The Reserve Bank also operates in the foreign exchange market to manage its international reserves. The currency exposure of international reserves is managed to a benchmark that has fixed target shares for each foreign currency (see below). Daily fluctuations in the relative values of these currencies shift the actual exposures to these currencies away from the targets. The Bank undertakes transactions each day to rebalance the currency exposures to the benchmark targets. These transactions are conducted in both the spot and forward markets and do not involve the Australian dollar.
In addition, the Reserve Bank undertakes transactions from time to time for a range of policy reasons:
Foreign exchange swaps are used periodically to smooth large domestic liquidity flows. These transactions work in the same way as repurchase agreements using domestic securities. The swaps can be for large amounts but are usually very short term. While turnover in these transactions totalled $50 billion for the year, the Bank had a negligible outstanding swap position at the end of June.

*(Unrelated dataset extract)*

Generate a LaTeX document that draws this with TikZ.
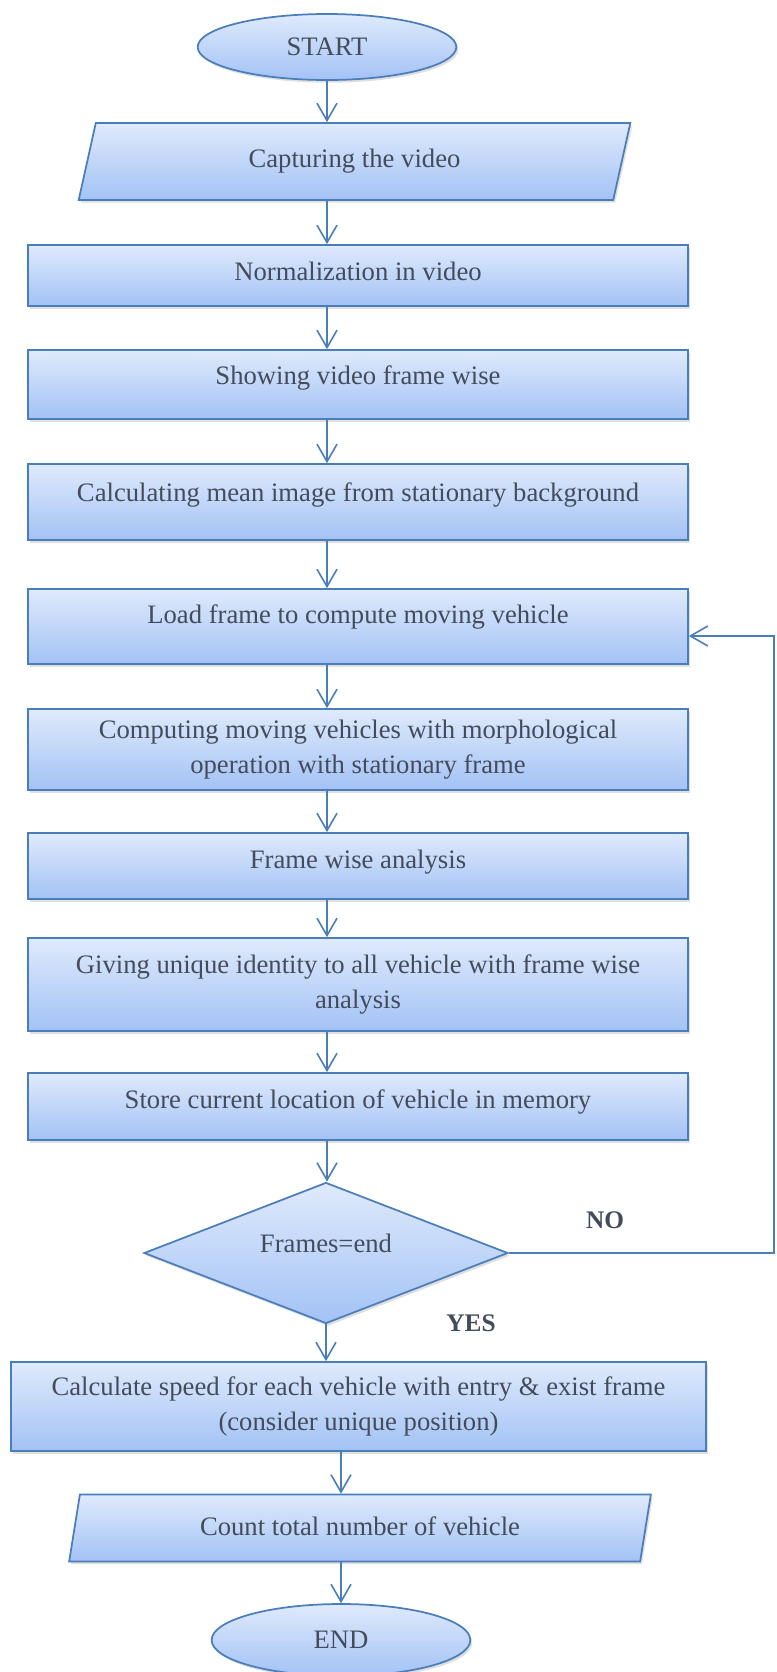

On occasion, the Bank operates in the foreign exchange market with the objective of influencing the level of the exchange rate or market conditions. The factors behind the decision to conduct these operations, which are commonly known as foreign exchange intervention, tend to be specific to the particular episode. The most recent round of intervention took place in late 2008, when liquidity in the local foreign exchange market was compromised following the collapse of Lehman Brothers.

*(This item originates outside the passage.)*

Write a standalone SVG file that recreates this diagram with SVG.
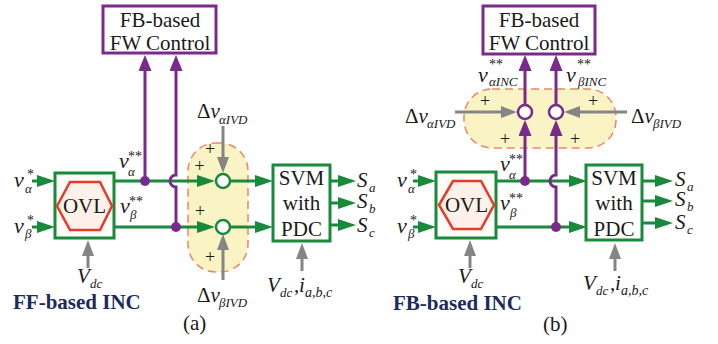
<svg xmlns="http://www.w3.org/2000/svg" width="718" height="344" viewBox="0 0 718 344">
<style>
text{font-family:"Liberation Serif","Times New Roman",serif;fill:#1a1a1a}
.it{font-style:italic}
.t21{font-size:21px}
.v{font-size:22px;font-style:italic}
.sub{font-size:13px;font-style:italic}
.sup{font-size:14px}
.pl{font-size:18px;text-anchor:middle}
.mid{text-anchor:middle}
.inc{font-size:21px;font-weight:bold;fill:#1b2b5b}
.g{stroke:#198a3b;stroke-width:3;fill:none}
.p{stroke:#7a2a8a;stroke-width:3;fill:none}
.gr{stroke:#858585;stroke-width:3;fill:none}
.gbox{fill:#ffffff;stroke:#198a3b;stroke-width:3}
.pbox{fill:#ffffff;stroke:#7a2a8a;stroke-width:3}
.hex{fill:#fdf1ea;stroke:#e8392a;stroke-width:2.5}
.zone{fill:#faf3c4;stroke:#f28466;stroke-width:1.5;stroke-dasharray:8 5}
.gsum{fill:#ffffff;stroke:#198a3b;stroke-width:2.5}
.psum{fill:#ffffff;stroke:#7a2a8a;stroke-width:2.5}
.dot{fill:#7a2a8a}
</style>
<defs>
<marker id="ag" markerUnits="userSpaceOnUse" markerWidth="18" markerHeight="12" refX="0" refY="6" orient="auto"><path d="M0,0 L18,6 L0,12 z" fill="#198a3b"/></marker>
<marker id="ap" markerUnits="userSpaceOnUse" markerWidth="16" markerHeight="13" refX="0" refY="6.5" orient="auto"><path d="M0,0 L16,6.5 L0,13 z" fill="#7a2a8a"/></marker>
<marker id="agr" markerUnits="userSpaceOnUse" markerWidth="16" markerHeight="12" refX="0" refY="6" orient="auto"><path d="M0,0 L16,6 L0,12 z" fill="#858585"/></marker>
</defs>

<!-- zones -->
<rect class="zone" x="188" y="143" width="60" height="129" rx="28"/>
<rect class="zone" x="464" y="89" width="152" height="59" rx="28"/>

<g id="connectors">
<!-- panel a green -->
<line class="g" x1="32" y1="181" x2="37" y2="181" marker-end="url(#ag)"/>
<line class="g" x1="32" y1="227" x2="37" y2="227" marker-end="url(#ag)"/>
<line class="g" x1="114" y1="181" x2="197" y2="181" marker-end="url(#ag)"/>
<line class="g" x1="114" y1="227" x2="197" y2="227" marker-end="url(#ag)"/>
<line class="g" x1="230" y1="181" x2="255" y2="181" marker-end="url(#ag)"/>
<line class="g" x1="230" y1="227" x2="255" y2="227" marker-end="url(#ag)"/>
<line class="g" x1="330" y1="181" x2="338" y2="181" marker-end="url(#ag)"/>
<line class="g" x1="330" y1="203" x2="338" y2="203" marker-end="url(#ag)"/>
<line class="g" x1="330" y1="225" x2="338" y2="225" marker-end="url(#ag)"/>
<!-- panel a purple -->
<line class="p" x1="145" y1="181" x2="145" y2="71" marker-end="url(#ap)"/>
<path class="p" d="M176,227 V187 A6,6 0 0 1 176,175 V71" marker-end="url(#ap)"/>
<!-- panel a gray -->
<line class="gr" x1="88" y1="268" x2="88" y2="256" marker-end="url(#agr)"/>
<line class="gr" x1="223" y1="126" x2="223" y2="157" marker-end="url(#agr)"/>
<line class="gr" x1="223" y1="280" x2="223" y2="250" marker-end="url(#agr)"/>
<line class="gr" x1="302" y1="271" x2="302" y2="259" marker-end="url(#agr)"/>

<!-- panel b green -->
<line class="g" x1="413" y1="181" x2="418" y2="181" marker-end="url(#ag)"/>
<line class="g" x1="413" y1="227" x2="418" y2="227" marker-end="url(#ag)"/>
<line class="g" x1="496" y1="181" x2="569" y2="181" marker-end="url(#ag)"/>
<line class="g" x1="496" y1="227" x2="569" y2="227" marker-end="url(#ag)"/>
<line class="g" x1="642" y1="181" x2="655" y2="181" marker-end="url(#ag)"/>
<line class="g" x1="642" y1="201" x2="655" y2="201" marker-end="url(#ag)"/>
<line class="g" x1="642" y1="223" x2="655" y2="223" marker-end="url(#ag)"/>
<!-- panel b purple -->
<line class="p" x1="525" y1="181" x2="525" y2="136" marker-end="url(#ap)"/>
<line class="p" x1="525" y1="105" x2="525" y2="71" marker-end="url(#ap)"/>
<path class="p" d="M556,227 V187 A6,6 0 0 1 556,175 V136" marker-end="url(#ap)"/>
<line class="p" x1="556" y1="105" x2="556" y2="71" marker-end="url(#ap)"/>
<!-- panel b gray -->
<line class="gr" x1="455" y1="112" x2="501" y2="112" marker-end="url(#agr)"/>
<line class="gr" x1="627" y1="112" x2="580" y2="112" marker-end="url(#agr)"/>
<line class="gr" x1="470" y1="268" x2="470" y2="256" marker-end="url(#agr)"/>
<line class="gr" x1="615" y1="271" x2="615" y2="259" marker-end="url(#agr)"/>
<!-- junction dots -->
<circle class="dot" cx="145" cy="181" r="5"/>
<circle class="dot" cx="176" cy="227" r="5"/>
<circle class="dot" cx="525" cy="181" r="5"/>
<circle class="dot" cx="556" cy="227" r="5"/>
</g>

<!-- ===== panel (a) nodes ===== -->
<g id="fw-a">
<rect class="pbox" x="103" y="6" width="113" height="47"/>
<text class="t21 mid" x="160" y="27">FB-based</text>
<text class="t21 mid" x="160" y="50">FW Control</text>
</g>
<g id="ovl-a">
<rect class="gbox" x="55" y="173" width="59" height="65" style="fill:#fefcf6"/>
<polygon class="hex" points="57,206 70,182 100,182 112,206 100,230 70,230"/>
<text class="t21 mid" x="84.5" y="213">OVL</text>
</g>
<g id="sum-a-alpha"><circle class="gsum" cx="223" cy="181" r="7"/></g>
<g id="sum-a-beta"><circle class="gsum" cx="223" cy="227" r="7"/></g>
<g id="svm-a">
<rect class="gbox" x="273" y="165" width="57" height="76"/>
<text class="t21 mid" x="301.5" y="185">SVM</text>
<text class="t21 mid" x="301.5" y="210">with</text>
<text class="t21 mid" x="301.5" y="236">PDC</text>
</g>

<!-- ===== panel (b) nodes ===== -->
<g id="fw-b">
<rect class="pbox" x="483" y="6" width="112" height="48"/>
<text class="t21 mid" x="539" y="27">FB-based</text>
<text class="t21 mid" x="539" y="50">FW Control</text>
</g>
<g id="ovl-b">
<rect class="gbox" x="436" y="172" width="60" height="66" style="fill:#fefcf6"/>
<polygon class="hex" points="439,205 453,181 481,181 494,205 481,229 453,229"/>
<text class="t21 mid" x="466.5" y="212">OVL</text>
</g>
<g id="sum-b-alpha"><circle class="psum" cx="525" cy="112" r="7"/></g>
<g id="sum-b-beta"><circle class="psum" cx="556" cy="112" r="7"/></g>
<g id="svm-b">
<rect class="gbox" x="586" y="165" width="56" height="75"/>
<text class="t21 mid" x="614" y="185">SVM</text>
<text class="t21 mid" x="614" y="210">with</text>
<text class="t21 mid" x="614" y="236">PDC</text>
</g>

<!-- ===== labels (a) ===== -->
<g id="labels-a">
<text class="v" x="14" y="187">v</text><text class="sup" x="27" y="179">*</text><text class="sub" x="25" y="193">α</text>
<text class="v" x="14" y="233">v</text><text class="sup" x="27" y="225">*</text><text class="sub" x="25" y="238">β</text>
<text class="v" x="119" y="168">v</text><text class="sup" x="128" y="161">**</text><text class="sub" x="128" y="176">α</text>
<text class="v" x="120" y="213">v</text><text class="sup" x="129" y="206">**</text><text class="sub" x="130" y="219">β</text>
<text class="t21" x="197" y="118">Δ<tspan class="it">v</tspan></text><text class="sub" x="219" y="124">αIVD</text>
<text class="t21" x="197" y="302">Δ<tspan class="it">v</tspan></text><text class="sub" x="219" y="307">βIVD</text>
<text class="pl" x="210" y="155">+</text>
<text class="pl" x="199.5" y="172">+</text>
<text class="pl" x="200" y="217">+</text>
<text class="pl" x="210" y="263">+</text>
<text class="t21 it" x="357" y="187">S</text><text class="sub" x="369" y="192">a</text>
<text class="t21 it" x="357" y="208">S</text><text class="sub" x="369" y="213">b</text>
<text class="t21 it" x="357" y="232">S</text><text class="sub" x="369" y="237">c</text>
<text class="t21 it" x="77" y="283">V</text><text class="sub" x="90" y="288">dc</text>
<text class="t21 it" x="267" y="292">V</text><text class="sub" x="280" y="297">dc</text><text class="t21" x="294" y="292">,</text><text class="t21 it" x="299" y="292">i</text><text class="sub" x="305" y="297" style="font-size:14px">a,b,c</text>
<text class="inc" x="13" y="309">FF-based INC</text>
<text class="t21" x="183" y="330">(a)</text>
</g>

<!-- ===== labels (b) ===== -->
<g id="labels-b">
<text class="v" x="397" y="187">v</text><text class="sup" x="410" y="179">*</text><text class="sub" x="408" y="193">α</text>
<text class="v" x="397" y="233">v</text><text class="sup" x="410" y="225">*</text><text class="sub" x="408" y="238">β</text>
<text class="v" x="500" y="171">v</text><text class="sup" x="509" y="164">**</text><text class="sub" x="509" y="179">α</text>
<text class="v" x="500" y="210">v</text><text class="sup" x="509" y="203">**</text><text class="sub" x="510" y="217">β</text>
<text class="v" x="478" y="82">v</text><text class="sup" x="489" y="69">**</text><text class="sub" x="489" y="86">αINC</text>
<text class="v" x="566" y="82">v</text><text class="sup" x="577" y="69">**</text><text class="sub" x="578" y="86">βINC</text>
<text class="t21" x="405" y="123">Δ<tspan class="it">v</tspan></text><text class="sub" x="427" y="128">αIVD</text>
<text class="t21" x="631" y="123">Δ<tspan class="it">v</tspan></text><text class="sub" x="653" y="128">βIVD</text>
<text class="pl" x="485" y="107">+</text>
<text class="pl" x="505" y="145">+</text>
<text class="pl" x="593" y="107">+</text>
<text class="pl" x="575" y="145">+</text>
<text class="t21 it" x="675" y="186">S</text><text class="sub" x="687" y="191">a</text>
<text class="t21 it" x="675" y="206">S</text><text class="sub" x="687" y="211">b</text>
<text class="t21 it" x="675" y="229">S</text><text class="sub" x="687" y="234">c</text>
<text class="t21 it" x="458" y="283">V</text><text class="sub" x="471" y="288">dc</text>
<text class="t21 it" x="583" y="290">V</text><text class="sub" x="596" y="295">dc</text><text class="t21" x="610" y="290">,</text><text class="t21 it" x="615" y="290">i</text><text class="sub" x="621" y="295" style="font-size:14px">a,b,c</text>
<text class="inc" x="393" y="310">FB-based INC</text>
<text class="t21" x="543" y="331">(b)</text>
</g>
</svg>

From time to time, the Bank also undertakes transactions to adjust the level of its foreign currency holdings. These transactions might be undertaken to unwind the impact of intervention on the level of reserves or to move to a new target level. The transactions are conducted with the aim of having the minimum possible impact on the exchange rate and market conditions.

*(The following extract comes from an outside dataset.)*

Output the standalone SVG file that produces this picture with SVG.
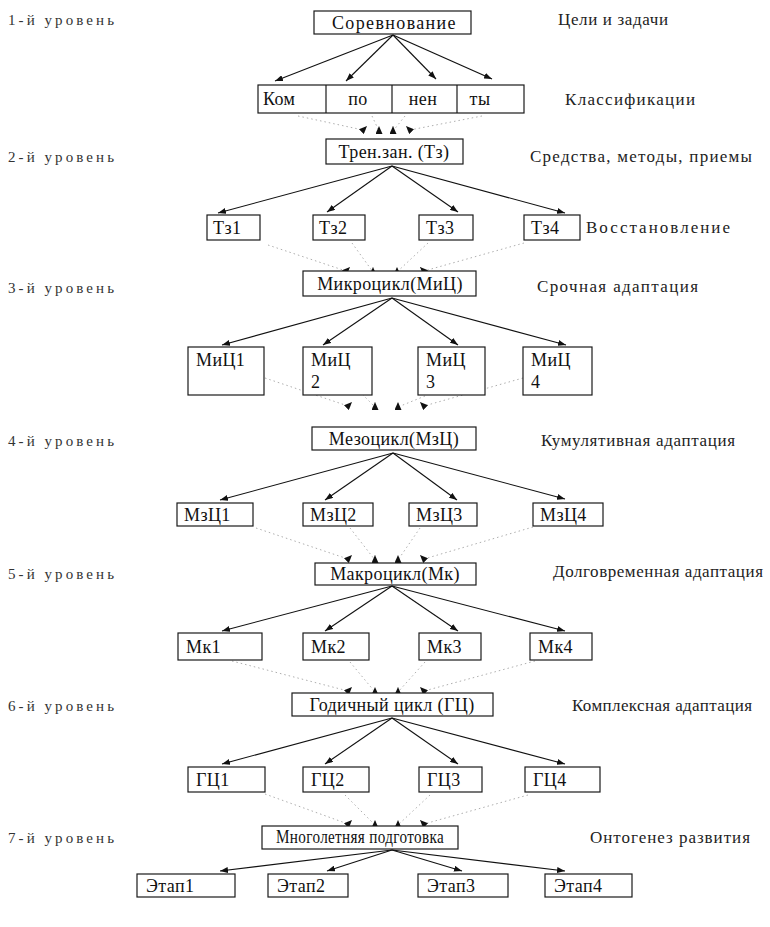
<svg xmlns="http://www.w3.org/2000/svg" width="770" height="927" viewBox="0 0 770 927">
<defs>
<marker id="ah" viewBox="0 0 8 6" refX="8" refY="3" markerWidth="8" markerHeight="6" markerUnits="userSpaceOnUse" orient="auto"><path d="M0,0 L8,3 L0,6 z" fill="#111"/></marker>
<marker id="ahd" viewBox="0 0 8 7" refX="8" refY="3.5" markerWidth="8" markerHeight="7" markerUnits="userSpaceOnUse" orient="auto"><path d="M0,0 L8,3.5 L0,7 z" fill="#111"/></marker>
</defs>
<style>
text{font-family:"Liberation Serif","Times New Roman","Noto Serif","DejaVu Serif",serif}
.box{fill:#fff;stroke:#1a1a1a;stroke-width:1.2}
.t{font-size:18px;fill:#111;letter-spacing:0.4px}
.lbl{font-size:17px;fill:#222}
.lv{font-size:15px;fill:#333}
.arr{stroke:#111;stroke-width:1.1;fill:none;marker-end:url(#ah)}
.dot{stroke:#999;stroke-width:0.8;stroke-dasharray:1.5 3;fill:none;marker-end:url(#ahd)}
</style>
<rect width="770" height="927" fill="#fff"/>

<g id="levels">
<text class="lv" x="8" y="25" textLength="106" lengthAdjust="spacing">1-й уровень</text>
<text class="lv" x="8" y="162" textLength="106" lengthAdjust="spacing">2-й уровень</text>
<text class="lv" x="8" y="293" textLength="106" lengthAdjust="spacing">3-й уровень</text>
<text class="lv" x="8" y="446" textLength="106" lengthAdjust="spacing">4-й уровень</text>
<text class="lv" x="8" y="579" textLength="106" lengthAdjust="spacing">5-й уровень</text>
<text class="lv" x="8" y="711" textLength="106" lengthAdjust="spacing">6-й уровень</text>
<text class="lv" x="8" y="843" textLength="106" lengthAdjust="spacing">7-й уровень</text>
</g>
<g id="notes">
<text class="lbl" x="558" y="25" textLength="110" lengthAdjust="spacing">Цели и задачи</text>
<text class="lbl" x="565" y="105" textLength="130" lengthAdjust="spacing">Классификации</text>
<text class="lbl" x="530" y="162" textLength="222" lengthAdjust="spacing">Средства, методы, приемы</text>
<text class="lbl" x="586" y="233" textLength="144" lengthAdjust="spacing">Восстановление</text>
<text class="lbl" x="537" y="292" textLength="161" lengthAdjust="spacing">Срочная адаптация</text>
<text class="lbl" x="541" y="446" textLength="194" lengthAdjust="spacing">Кумулятивная адаптация</text>
<text class="lbl" x="553" y="577" textLength="210" lengthAdjust="spacing">Долговременная адаптация</text>
<text class="lbl" x="572" y="711" textLength="180" lengthAdjust="spacing">Комплексная адаптация</text>
<text class="lbl" x="590" y="843" textLength="160" lengthAdjust="spacing">Онтогенез развития</text>
</g>

<g id="connectors">
<path class="arr" d="M393,35 L275,81"/>
<path class="arr" d="M393,35 L346,81"/>
<path class="arr" d="M393,35 L436,79"/>
<path class="arr" d="M393,35 L492,79"/>
<path class="dot" d="M298,116 L363,130 L367,126"/>
<path class="dot" d="M372,116 L379,131 L379,126"/>
<path class="dot" d="M405,116 L393,131 L393,126"/>
<path class="dot" d="M482,116 L410,130 L406,126"/>

<path class="arr" d="M392,166 L218,213"/>
<path class="arr" d="M392,166 L327,212"/>
<path class="arr" d="M392,166 L458,212"/>
<path class="arr" d="M392,166 L565,213"/>
<path class="dot" d="M268,245 L346,271 L350,267"/>
<path class="dot" d="M352,243 L373,272 L373,267"/>
<path class="dot" d="M428,243 L397,272 L397,267"/>
<path class="dot" d="M524,243 L424,271 L420,267"/>

<path class="arr" d="M392,298 L222,345"/>
<path class="arr" d="M392,298 L323,345"/>
<path class="arr" d="M392,298 L458,345"/>
<path class="arr" d="M392,298 L566,345"/>
<path class="dot" d="M265,378 L348,406 L352,402"/>
<path class="dot" d="M340,372 L375,407 L375,402"/>
<path class="dot" d="M425,396 L398,407 L398,402"/>
<path class="dot" d="M523,378 L424,406 L420,402"/>

<path class="arr" d="M393,453 L220,500"/>
<path class="arr" d="M393,453 L325,500"/>
<path class="arr" d="M393,453 L457,500"/>
<path class="arr" d="M393,453 L565,499"/>
<path class="dot" d="M256,528 L348,559 L352,555"/>
<path class="dot" d="M350,528 L375,560 L375,555"/>
<path class="dot" d="M420,528 L398,560 L398,555"/>
<path class="dot" d="M533,527 L424,559 L420,555"/>

<path class="arr" d="M392,586 L222,631"/>
<path class="arr" d="M392,586 L325,631"/>
<path class="arr" d="M392,586 L458,631"/>
<path class="arr" d="M392,586 L565,631"/>
<path class="dot" d="M232,661 L348,691 L352,687"/>
<path class="dot" d="M350,662 L375,692 L375,687"/>
<path class="dot" d="M425,662 L398,692 L398,687"/>
<path class="dot" d="M535,661 L424,691 L420,687"/>

<path class="arr" d="M392,718 L222,764"/>
<path class="arr" d="M392,718 L325,764"/>
<path class="arr" d="M392,718 L458,764"/>
<path class="arr" d="M392,718 L565,764"/>
<path class="dot" d="M265,794 L348,824 L352,820"/>
<path class="dot" d="M345,795 L375,825 L375,820"/>
<path class="dot" d="M430,795 L398,825 L398,820"/>
<path class="dot" d="M528,795 L424,824 L420,820"/>

<path class="arr" d="M392,850 L220,871"/>
<path class="arr" d="M392,850 L327,871"/>
<path class="arr" d="M392,850 L462,871"/>
<path class="arr" d="M392,850 L565,871"/>
</g>

<g id="n-sorevnovanie"><rect class="box" x="314" y="11" width="157" height="23"/><text class="t" x="332" y="29" textLength="124" lengthAdjust="spacing">Соревнование</text></g>
<g id="n-klass">
<rect class="box" x="258" y="85" width="266" height="28"/>
<line x1="326" y1="85" x2="326" y2="113" stroke="#1a1a1a" stroke-width="1.2"/>
<line x1="392" y1="85" x2="392" y2="113" stroke="#1a1a1a" stroke-width="1.2"/>
<line x1="457" y1="85" x2="457" y2="113" stroke="#1a1a1a" stroke-width="1.2"/>
<text class="t" x="263" y="105">Ком</text>
<text class="t" x="358" y="105" text-anchor="middle">по</text>
<text class="t" x="423" y="105" text-anchor="middle">нен</text>
<text class="t" x="480" y="105" text-anchor="middle">ты</text>
</g>

<g id="n-tz"><rect class="box" x="326" y="139" width="137" height="25"/><text class="t" x="394" y="158" text-anchor="middle">Трен.зан. (Тз)</text></g>
<g id="n-tz1"><rect class="box" x="207" y="215" width="53" height="25"/><text class="t" x="213" y="234">Тз1</text></g>
<g id="n-tz2"><rect class="box" x="313" y="215" width="52" height="25"/><text class="t" x="319" y="234">Тз2</text></g>
<g id="n-tz3"><rect class="box" x="419" y="215" width="54" height="25"/><text class="t" x="426" y="234">Тз3</text></g>
<g id="n-tz4"><rect class="box" x="524" y="215" width="56" height="25"/><text class="t" x="531" y="234">Тз4</text></g>

<g id="n-mic"><rect class="box" x="303" y="271" width="173" height="25"/><text class="t" x="390" y="290" text-anchor="middle">Микроцикл(МиЦ)</text></g>
<g id="n-mic1"><rect class="box" x="188" y="347" width="76" height="48"/><text class="t" x="196" y="366">МиЦ1</text></g>
<g id="n-mic2"><rect class="box" x="303" y="347" width="69" height="48"/><text class="t" x="311" y="366">МиЦ</text><text class="t" x="311" y="388">2</text></g>
<g id="n-mic3"><rect class="box" x="418" y="347" width="67" height="48"/><text class="t" x="426" y="366">МиЦ</text><text class="t" x="426" y="388">3</text></g>
<g id="n-mic4"><rect class="box" x="523" y="347" width="69" height="48"/><text class="t" x="531" y="366">МиЦ</text><text class="t" x="531" y="388">4</text></g>

<g id="n-mzc"><rect class="box" x="312" y="427" width="164" height="23"/><text class="t" x="394" y="445" text-anchor="middle">Мезоцикл(МзЦ)</text></g>
<g id="n-mzc1"><rect class="box" x="177" y="503" width="76" height="23"/><text class="t" x="184" y="521">МзЦ1</text></g>
<g id="n-mzc2"><rect class="box" x="303" y="503" width="70" height="23"/><text class="t" x="310" y="521">МзЦ2</text></g>
<g id="n-mzc3"><rect class="box" x="409" y="503" width="68" height="23"/><text class="t" x="416" y="521">МзЦ3</text></g>
<g id="n-mzc4"><rect class="box" x="533" y="503" width="70" height="23"/><text class="t" x="540" y="521">МзЦ4</text></g>

<g id="n-mk"><rect class="box" x="315" y="563" width="161" height="22"/><text class="t" x="395" y="580" text-anchor="middle">Макроцикл(Мк)</text></g>
<g id="n-mk1"><rect class="box" x="178" y="633" width="84" height="27"/><text class="t" x="186" y="653">Мк1</text></g>
<g id="n-mk2"><rect class="box" x="303" y="633" width="66" height="27"/><text class="t" x="311" y="653">Мк2</text></g>
<g id="n-mk3"><rect class="box" x="419" y="633" width="62" height="27"/><text class="t" x="427" y="653">Мк3</text></g>
<g id="n-mk4"><rect class="box" x="530" y="633" width="62" height="27"/><text class="t" x="538" y="653">Мк4</text></g>

<g id="n-gc"><rect class="box" x="292" y="693" width="201" height="23"/><text class="t" x="392" y="711" text-anchor="middle">Годичный цикл (ГЦ)</text></g>
<g id="n-gc1"><rect class="box" x="188" y="767" width="77" height="25"/><text class="t" x="196" y="786">ГЦ1</text></g>
<g id="n-gc2"><rect class="box" x="303" y="767" width="66" height="25"/><text class="t" x="311" y="786">ГЦ2</text></g>
<g id="n-gc3"><rect class="box" x="419" y="767" width="63" height="25"/><text class="t" x="427" y="786">ГЦ3</text></g>
<g id="n-gc4"><rect class="box" x="525" y="767" width="75" height="25"/><text class="t" x="533" y="786">ГЦ4</text></g>

<g id="n-mnog"><rect class="box" x="262" y="826" width="196" height="23"/><text class="t" x="276" y="843" font-size="17" textLength="168" lengthAdjust="spacingAndGlyphs">Многолетняя подготовка</text></g>
<g id="n-etap1"><rect class="box" x="137" y="874" width="98" height="23"/><text class="t" x="146" y="892">Этап1</text></g>
<g id="n-etap2"><rect class="box" x="268" y="874" width="80" height="23"/><text class="t" x="277" y="892">Этап2</text></g>
<g id="n-etap3"><rect class="box" x="418" y="874" width="90" height="23"/><text class="t" x="427" y="892">Этап3</text></g>
<g id="n-etap4"><rect class="box" x="545" y="874" width="87" height="23"/><text class="t" x="554" y="892">Этап4</text></g>
</svg>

The Australian dollar appreciated against most currencies over the year but particularly against the US dollar. The local currency was underpinned by further increases in commodity prices, the relatively strong domestic economy and expectations of tighter monetary policy. In July, the Australian dollar reached a post-float high against the US dollar and on a trade-weighted basis. Despite bouts of risk aversion associated with the sovereign debt crisis in Europe and the earthquake in Japan, market conditions remained generally favourable. Volatility in the Australian dollar remained at an elevated level relative to pre-crisis years.